**Given exercise**
For each line in the data below that holds "matplotlib", return a copy.

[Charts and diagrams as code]
- - -
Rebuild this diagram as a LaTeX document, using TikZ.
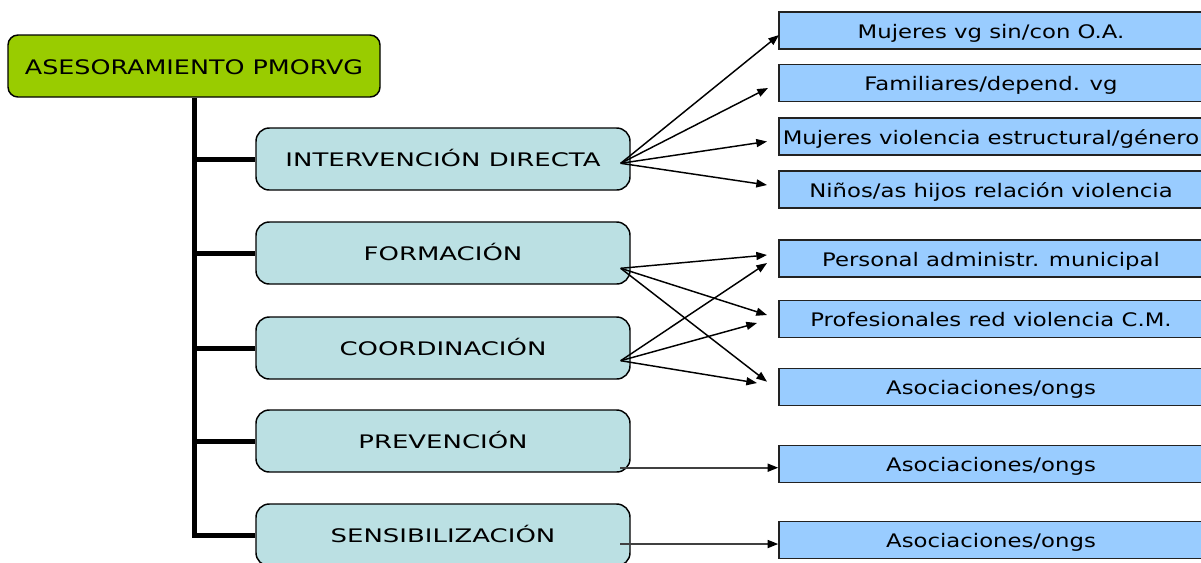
\documentclass[tikz,border=0pt]{standalone}
\usepackage{fontspec}
\usetikzlibrary{arrows.meta}
\newfontfamily\rootfont[FakeStretch=1.27]{DejaVu Sans}
\newfontfamily\midfont[FakeStretch=1.39]{DejaVu Sans}
\newfontfamily\rightfont[FakeStretch=1.22]{DejaVu Sans}
\definecolor{rootgreen}{HTML}{99CC00}
\definecolor{midteal}{HTML}{BBE0E3}
\definecolor{rightblue}{HTML}{99CCFF}
\definecolor{edgegray}{HTML}{222222}
\tikzset{
  rootbox/.style={draw=black, line width=1.1pt, fill=rootgreen, rounded corners=7.5pt,
    minimum width=279pt, minimum height=46.5pt, inner sep=0pt,
    text height=12pt, text depth=0pt,
    font=\rootfont\fontsize{15}{17}\selectfont},
  midbox/.style={draw=black, line width=1.1pt, fill=midteal, rounded corners=10pt,
    minimum width=280.5pt, minimum height=46.5pt, inner sep=0pt,
    text height=11.6pt, text depth=0pt,
    font=\midfont\fontsize{14}{16}\selectfont},
  rightbox/.style={draw=edgegray, line width=1.1pt, fill=rightblue,
    minimum width=318pt, minimum height=27.75pt, inner sep=0pt,
    text height=11.7pt, text depth=0pt,
    font=\rightfont\fontsize{14}{16}\selectfont},
  trunkline/.style={line width=3.75pt, line join=miter},
  arr/.style={line width=1.1pt, -{Triangle[length=8pt,width=6pt]}},
  grayarr/.style={draw=black!75, line width=1.3pt, -{Triangle[length=8pt,width=6pt,color=black]}}
}
\begin{document}
\begin{tikzpicture}[x=0.75pt, y=-0.75pt]
\useasboundingbox (0,0) rectangle (1201,562);
% root
\node[rootbox] (root) at (194,66) {ASESORAMIENTO PMORVG};
% middle boxes
\node[midbox] (int) at (443,159) {INTERVENCIÓN DIRECTA};
\node[midbox] (form) at (443,253) {FORMACIÓN};
\node[midbox] (coord) at (443,348) {COORDINACIÓN};
\node[midbox] (prev) at (443,441) {PREVENCIÓN};
\node[midbox] (sens) at (443,535) {SENSIBILIZACIÓN};
% right boxes
\node[rightbox] (r1) at (991,30.5) {Mujeres vg sin/con O.A.};
\node[rightbox] (r2) at (991,83) {Familiares/depend. vg};
\node[rightbox] (r3) at (991,136.5) {Mujeres violencia estructural/género};
\node[rightbox] (r4) at (991,189.5) {Niños/as hijos relación violencia};
\node[rightbox] (r5) at (991,258.5) {Personal administr. municipal};
\node[rightbox] (r6) at (991,319) {Profesionales red violencia C.M.};
\node[rightbox] (r7) at (991,387) {Asociaciones/ongs};
\node[rightbox] (r8) at (991,464) {Asociaciones/ongs};
\node[rightbox] (r9) at (991,540) {Asociaciones/ongs};
% trunk and branches
\draw[trunkline] (root.south) -- (root.south |- sens.west) -- (sens.west);
\foreach \b in {int,form,coord,prev}{
  \draw[trunkline] (root.south |- \b.west) -- (\b.west);
}
% sources
\coordinate (sint) at (620.7,163.3);
\coordinate (sform) at (620.7,268.3);
\coordinate (scoord) at (620.7,360.7);
\coordinate (sprev) at (620,467.7);
\coordinate (ssens) at (620,544);
% tips
\coordinate (t1) at (779,35);
\coordinate (t2) at (768,88);
\coordinate (t3) at (767,141.5);
\coordinate (t4) at (767,185);
\coordinate (tf5) at (767,255);
\coordinate (tf6) at (767,315);
\coordinate (tf7) at (767,381.7);
\coordinate (tc5) at (767,263);
\coordinate (tc6) at (757,323);
\coordinate (tc7) at (757,383);
% arrows
\draw[arr] (sint) -- (t1);
\draw[arr] (sint) -- (t2);
\draw[arr] (sint) -- (t3);
\draw[arr] (sint) -- (t4);
\draw[arr] (sform) -- (tf5);
\draw[arr] (sform) -- (tf6);
\draw[arr] (sform) -- (tf7);
\draw[arr] (scoord) -- (tc5);
\draw[arr] (scoord) -- (tc6);
\draw[arr] (scoord) -- (tc7);
\draw[grayarr] (sprev) -- (r8.west |- sprev);
\draw[grayarr] (ssens) -- (r9.west |- ssens);
\end{tikzpicture}
\end{document}
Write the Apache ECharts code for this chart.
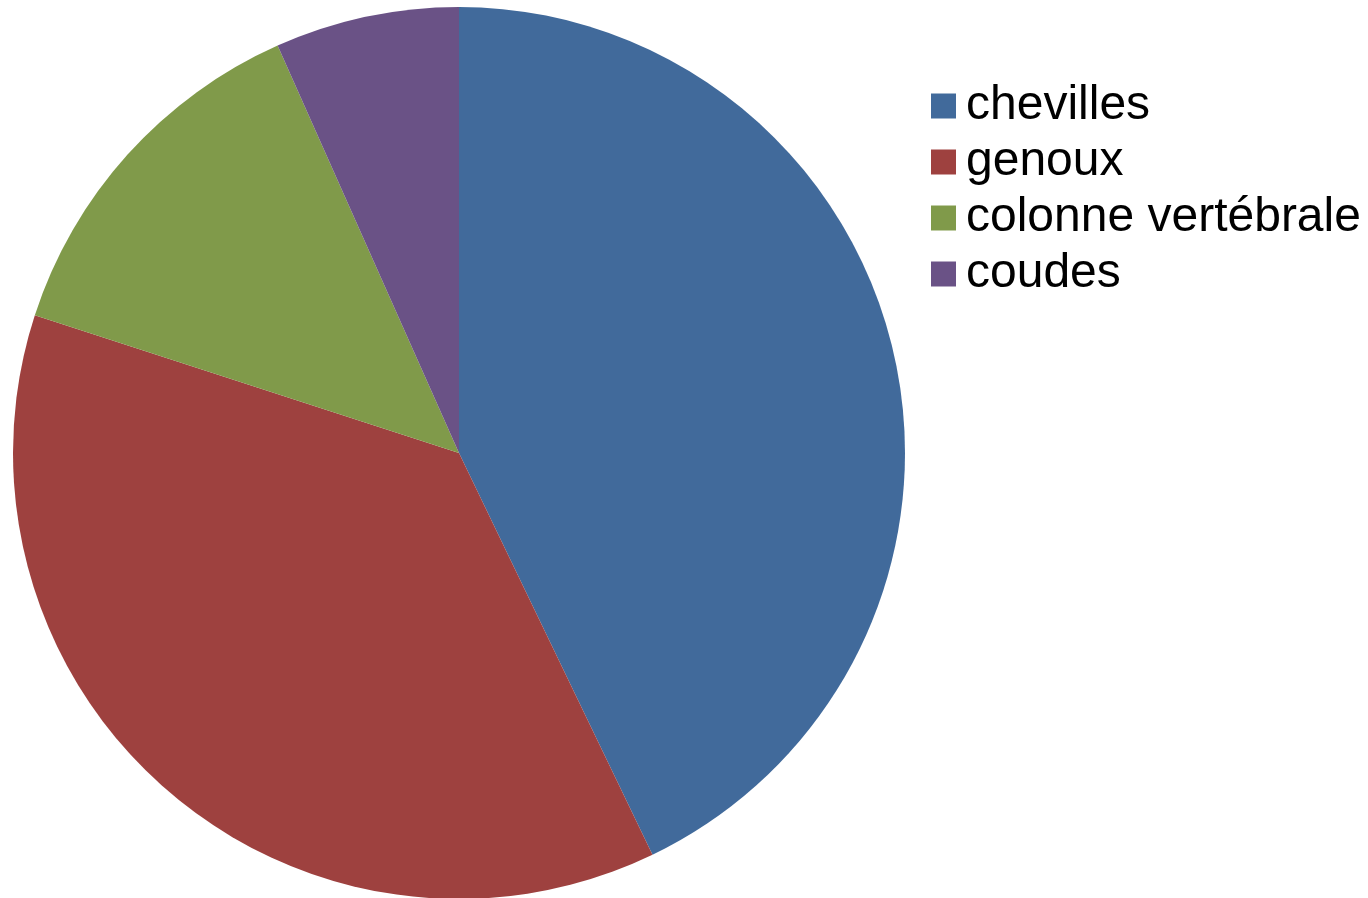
<!DOCTYPE html>
<html>
<head>
<meta charset="utf-8">
<script src="https://cdn.jsdelivr.net/npm/echarts@6/dist/echarts.min.js"></script>
<style>html,body{margin:0;padding:0;background:#fff}#c{width:1368px;height:898px}</style>
</head>
<body>
<div id="c"></div>
<script>
const categories = ["chevilles", "genoux", "colonne vertébrale", "coudes"];
const values = [45, 39, 14, 7];
const colors = ["#416A9B", "#9E413F", "#809A4A", "#6A5286"];

const chart = echarts.init(document.getElementById('c'), null, {renderer: 'canvas'});
chart.setOption({
  animation: false,
  color: colors,
  legend: {
    orient: 'vertical',
    left: 931,
    top: 82,
    padding: 0,
    icon: 'rect',
    itemWidth: 25,
    itemHeight: 25,
    itemGap: 8,
    data: categories,
    textStyle: {fontFamily: 'Liberation Sans, Arial, sans-serif', fontSize: 48, color: '#000', lineHeight: 25, padding: [14, 0, 0, 5]}
  },
  series: [{
    type: 'pie',
    center: [459, 453],
    radius: 446,
    startAngle: 90,
    clockwise: true,
    label: {show: false},
    labelLine: {show: false},
    emphasis: {disabled: true},
    itemStyle: {borderWidth: 0},
    data: categories.map((n, i) => ({name: n, value: values[i]}))
  }]
});
</script>
</body>
</html>
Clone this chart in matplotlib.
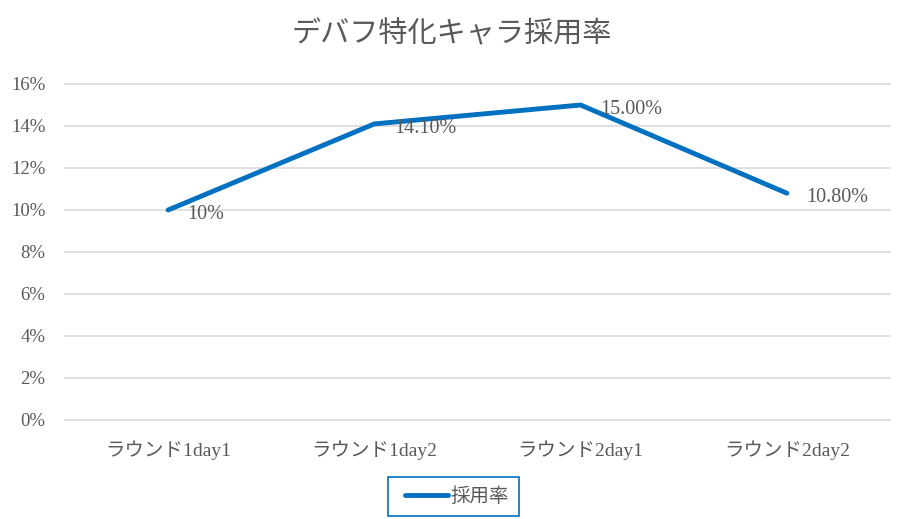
import matplotlib
matplotlib.use("Agg")
import matplotlib.pyplot as plt
from matplotlib.patches import Rectangle
from matplotlib.ticker import FuncFormatter

categories = ["ラウンド1day1", "ラウンド1day2", "ラウンド2day1", "ラウンド2day2"]
values = [0.10, 0.141, 0.15, 0.108]
value_labels = ["10%", "14.10%", "15.00%", "10.80%"]
series_name = "採用率"
title = "デバフ特化キャラ採用率"

FAM = ["Liberation Serif", "Noto Sans CJK JP", "DejaVu Sans"]
plt.rcParams["font.family"] = FAM
TXT = "#595959"
BLUE = "#0070C0"

fig = plt.figure(figsize=(9.03, 5.19), dpi=100)
ax = fig.add_axes([65/903, 1-420/519, (890-65)/903, (420-84)/519])

x = list(range(len(categories)))
ax.plot(x, values, color=BLUE, linewidth=3.5, solid_capstyle="round", label=series_name, zorder=3)
for xi, v, lab in zip(x, values, value_labels):
    ax.annotate(lab, (xi, v), xytext=(14, -3), textcoords="offset points",
                ha="left", va="center", fontsize=14.5, color=TXT)

ax.set_xlim(-0.5, len(categories) - 0.5)
ax.set_ylim(0, 0.16)
ax.set_yticks([i * 0.02 for i in range(9)])
ax.yaxis.set_major_formatter(FuncFormatter(lambda v, p: f"{v*100:.0f}%"))
ax.set_xticks(x)
ax.set_xticklabels(categories)
ax.grid(axis="y", color="#D9D9D9", linewidth=1.2)
for gl in ax.get_ygridlines():
    gl.set_clip_on(False)
ax.set_axisbelow(True)
for s in ax.spines.values():
    s.set_visible(False)
ax.tick_params(axis="y", length=0, labelsize=13.5, labelcolor=TXT, pad=14)
ax.tick_params(axis="x", length=0, labelsize=14, labelcolor=TXT, pad=14.5)

fig.text(0.5, 1 - 35/519, title, ha="center", va="center", fontsize=21, color=TXT)

leg = ax.legend(loc="center", bbox_to_anchor=(457/903, 1 - 496.5/519), bbox_transform=fig.transFigure,
                frameon=False, handlelength=2.2, handletextpad=0.1,
                prop={"family": ["Noto Sans CJK JP"], "size": 14}, borderpad=0.3,
                borderaxespad=0)
for t in leg.get_texts():
    t.set_color(TXT)
fig.patches.append(Rectangle((388/903, 1 - 516/519), 131/903, 39/519, transform=fig.transFigure,
                             fill=False, edgecolor=BLUE, linewidth=1.2))

fig.savefig("out.png", dpi=100)
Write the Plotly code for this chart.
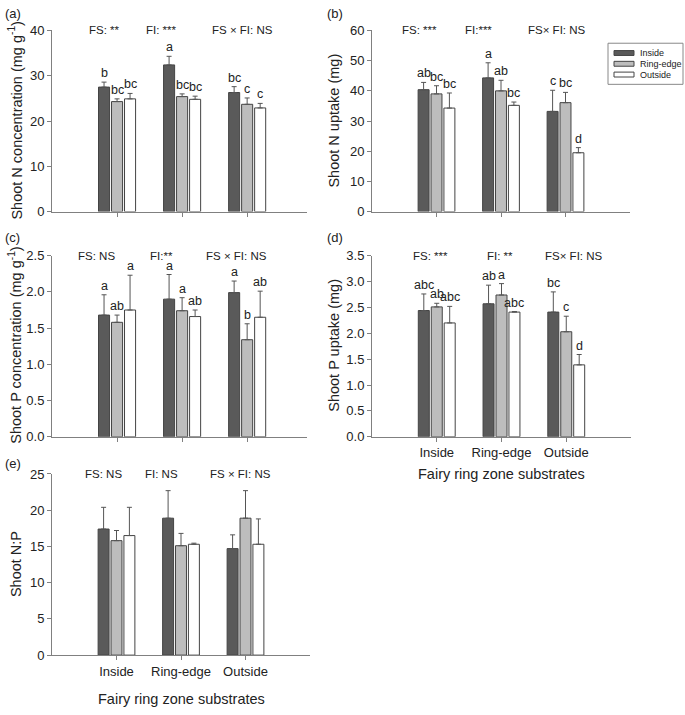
import plotly.graph_objects as go
from plotly.subplots import make_subplots

# categories (fairy ring zone substrates) and series (legend)
categories = ["Inside", "Ring-edge", "Outside"]
series_names = ["Inside", "Ring-edge", "Outside"]

# (a) Shoot N concentration (mg g-1)
a_inside = [27.5, 32.4, 26.3]
a_inside_err = [1.1, 1.9, 1.3]
a_ring = [24.3, 25.4, 23.7]
a_ring_err = [0.6, 0.6, 1.4]
a_out = [24.9, 24.8, 22.9]
a_out_err = [1.2, 0.7, 1.0]
a_letters = [["b", "a", "bc"], ["bc", "bc", "c"], ["bc", "bc", "c"]]

# (b) Shoot N uptake (mg)
b_inside = [40.4, 44.3, 33.2]
b_inside_err = [2.4, 5.0, 7.0]
b_ring = [39.0, 40.0, 36.1]
b_ring_err = [2.7, 3.5, 3.4]
b_out = [34.3, 35.2, 19.5]
b_out_err = [5.0, 1.1, 1.7]
b_letters = [["ab", "a", "c"], ["bc", "ab", "bc"], ["bc", "bc", "d"]]

# (c) Shoot P concentration (mg g-1)
c_inside = [1.68, 1.90, 1.99]
c_inside_err = [0.28, 0.34, 0.16]
c_ring = [1.58, 1.74, 1.34]
c_ring_err = [0.10, 0.18, 0.22]
c_out = [1.75, 1.66, 1.65]
c_out_err = [0.48, 0.09, 0.36]
c_letters = [["a", "a", "a"], ["ab", "a", "b"], ["a", "ab", "ab"]]

# (d) Shoot P uptake (mg)
d_inside = [2.44, 2.57, 2.41]
d_inside_err = [0.32, 0.36, 0.39]
d_ring = [2.51, 2.74, 2.03]
d_ring_err = [0.07, 0.22, 0.30]
d_out = [2.20, 2.41, 1.39]
d_out_err = [0.32, 0.01, 0.20]
d_letters = [["abc", "ab", "bc"], ["ab", "a", "c"], ["abc", "abc", "d"]]

# (e) Shoot N:P
e_inside = [17.4, 18.9, 14.7]
e_inside_err = [3.0, 3.8, 1.9]
e_ring = [15.8, 15.1, 18.9]
e_ring_err = [1.4, 1.7, 3.8]
e_out = [16.5, 15.3, 15.3]
e_out_err = [3.9, 0.15, 3.5]

# ANOVA summaries shown at the top of each panel
a_stats = ["FS: **", "FI: ***", "FS × FI: NS"]
b_stats = ["FS: ***", "FI:***", "FS× FI: NS"]
c_stats = ["FS: NS", "FI:**", "FS × FI: NS"]
d_stats = ["FS: ***", "FI: **", "FS× FI: NS"]
e_stats = ["FS: NS", "FI: NS", "FS × FI: NS"]

FONT = "Arial, Liberation Sans, sans-serif"
TXT = "#222222"
EDGE = "#444444"
fills = ["#5a5a5a", "#bdbdbd", "#ffffff"]

fig = make_subplots(rows=3, cols=2, specs=[[{}, {}], [{}, {}], [{}, None]])

panels = [
    dict(row=1, col=1, ax="", vals=[a_inside, a_ring, a_out],
         errs=[a_inside_err, a_ring_err, a_out_err], letters=a_letters,
         stats=a_stats, stat_x=[0.204, 0.431, 0.749]),
    dict(row=1, col=2, ax="2", vals=[b_inside, b_ring, b_out],
         errs=[b_inside_err, b_ring_err, b_out_err], letters=b_letters,
         stats=b_stats, stat_x=[0.186, 0.411, 0.717]),
    dict(row=2, col=1, ax="3", vals=[c_inside, c_ring, c_out],
         errs=[c_inside_err, c_ring_err, c_out_err], letters=c_letters,
         stats=c_stats, stat_x=[0.173, 0.431, 0.722]),
    dict(row=2, col=2, ax="4", vals=[d_inside, d_ring, d_out],
         errs=[d_inside_err, d_ring_err, d_out_err], letters=d_letters,
         stats=d_stats, stat_x=[0.224, 0.494, 0.780]),
    dict(row=3, col=1, ax="5", vals=[e_inside, e_ring, e_out],
         errs=[e_inside_err, e_ring_err, e_out_err], letters=None,
         stats=e_stats, stat_x=[0.198, 0.426, 0.729]),
]

xpos = [0, 1, 2]
annotations = []
for p in panels:
    for s in range(3):
        fig.add_trace(go.Bar(
            x=xpos, y=p["vals"][s], name=series_names[s], showlegend=False,
            marker=dict(color=fills[s], line=dict(color=EDGE, width=1)),
            error_y=dict(type="data", array=p["errs"][s], arrayminus=[0, 0, 0],
                         symmetric=False, color="#555555", thickness=1, width=2.5),
        ), row=p["row"], col=p["col"])
        if p["letters"]:
            for k in range(3):
                annotations.append(dict(
                    x=xpos[k] + (s - 1) * 0.2, y=p["vals"][s][k] + p["errs"][s][k],
                    xref="x" + p["ax"], yref="y" + p["ax"], text=p["letters"][s][k],
                    showarrow=False, yanchor="bottom", yshift=0,
                    font=dict(size=12.5, color=TXT, family=FONT)))
    for t, xs in zip(p["stats"], p["stat_x"]):
        annotations.append(dict(
            x=xs, y=1, xref="x" + p["ax"] + " domain", yref="y" + p["ax"] + " domain",
            text=t, showarrow=False, yanchor="middle", xanchor="center",
            font=dict(size=11.5, color=TXT, family=FONT)))

# panel geometry (pixels in a 685x715 page)
W, H = 685, 715
geo = {
    "": ((52, 307), (24, 209), [-1, 2.92], [0, 40], 10, None),
    "2": ((372, 630), (24, 209), [-1, 3.0], [0, 60], 10, None),
    "3": ((52, 307), (254, 439), [-1, 2.92], [0, 2.5], 0.5, ".1f"),
    "4": ((372, 631), (254, 439), [-1, 3.0], [0, 3.5], 0.5, ".1f"),
    "5": ((52, 310), (477, 662), [-1, 3.0], [0, 25], 5, None),
}
for ax, ((x0, x1), (y0, y1), xr, yr, dt, fmt) in geo.items():
    show_lbl = ax in ("4", "5")
    fig.layout["xaxis" + ax].update(
        domain=[x0 / W, x1 / W], range=xr, tickvals=xpos, ticktext=categories,
        showticklabels=show_lbl, ticks="outside", ticklen=4, tickcolor="#808080",
        showline=True, linecolor="#808080", linewidth=1, showgrid=False, zeroline=False,
        tickfont=dict(size=13, color=TXT, family=FONT))
    fig.layout["yaxis" + ax].update(
        domain=[1 - y1 / H, 1 - y0 / H], range=yr, dtick=dt, tick0=0,
        tickformat=fmt, ticks="outside", ticklen=4, tickcolor="#808080",
        showline=True, linecolor="#808080", linewidth=1, showgrid=False, zeroline=False,
        tickfont=dict(size=13, color=TXT, family=FONT))

# axis titles
ytitles = [
    ("Shoot N concentration (mg g<sup>-1</sup>)", 15, 116),
    ("Shoot N uptake (mg)", 334, 116),
    ("Shoot P concentration (mg g<sup>-1</sup>)", 15, 346),
    ("Shoot P uptake (mg)", 334, 346),
    ("Shoot N:P", 16, 569),
]
for t, px, py in ytitles:
    annotations.append(dict(x=px / W, y=1 - py / H, xref="paper", yref="paper", text=t,
                            textangle=-90, showarrow=False, xanchor="center", yanchor="middle",
                            font=dict(size=14.5, color=TXT, family=FONT)))
for px, py in [(501, 477), (181, 707)]:
    annotations.append(dict(x=px / W, y=1 - py / H, xref="paper", yref="paper",
                            text="Fairy ring zone substrates", showarrow=False,
                            xanchor="center", yanchor="middle",
                            font=dict(size=14.5, color=TXT, family=FONT)))
for t, px, py in [("(a)", 3, 7), ("(b)", 325, 7), ("(c)", 3, 235), ("(d)", 325, 235), ("(e)", 3, 466)]:
    annotations.append(dict(x=px / W, y=1 - py / H, xref="paper", yref="paper", text=t,
                            showarrow=False, xanchor="left", yanchor="middle",
                            font=dict(size=13, color=TXT, family=FONT)))

# compact boxed legend (as in the original figure)
shapes = [dict(type="rect", xref="paper", yref="paper", x0=608 / W, x1=683 / W,
               y0=1 - 79 / H, y1=1 - 37 / H, line=dict(color="#888888", width=1),
               fillcolor="white", layer="below")]
for i, name in enumerate(series_names):
    yc = 47 + i * 11
    shapes.append(dict(type="rect", xref="paper", yref="paper", x0=614 / W, x1=634 / W,
                       y0=1 - (yc + 2.5) / H, y1=1 - (yc - 2.5) / H,
                       line=dict(color=EDGE, width=1), fillcolor=fills[i]))
    annotations.append(dict(x=638 / W, y=1 - yc / H, xref="paper", yref="paper", text=name,
                            showarrow=False, xanchor="left", yanchor="middle",
                            font=dict(size=9, color=TXT, family=FONT)))

fig.update_layout(
    width=W, height=H, margin=dict(l=0, r=0, t=0, b=0),
    paper_bgcolor="white", plot_bgcolor="white",
    barmode="group", bargap=0.4, bargroupgap=0.15,
    annotations=annotations, shapes=shapes, showlegend=False,
    font=dict(family=FONT, color=TXT),
)

# drop the browser's default 8px page margin so the figure sits at the corner
fig.write_html("out.html", config={"displayModeBar": False},
               post_script="document.body.style.margin='0';")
- - -
**The answer**
Clone this chart in matplotlib.
import matplotlib
matplotlib.use("Agg")
import matplotlib.pyplot as plt
from matplotlib.patches import Rectangle
from matplotlib.ticker import FuncFormatter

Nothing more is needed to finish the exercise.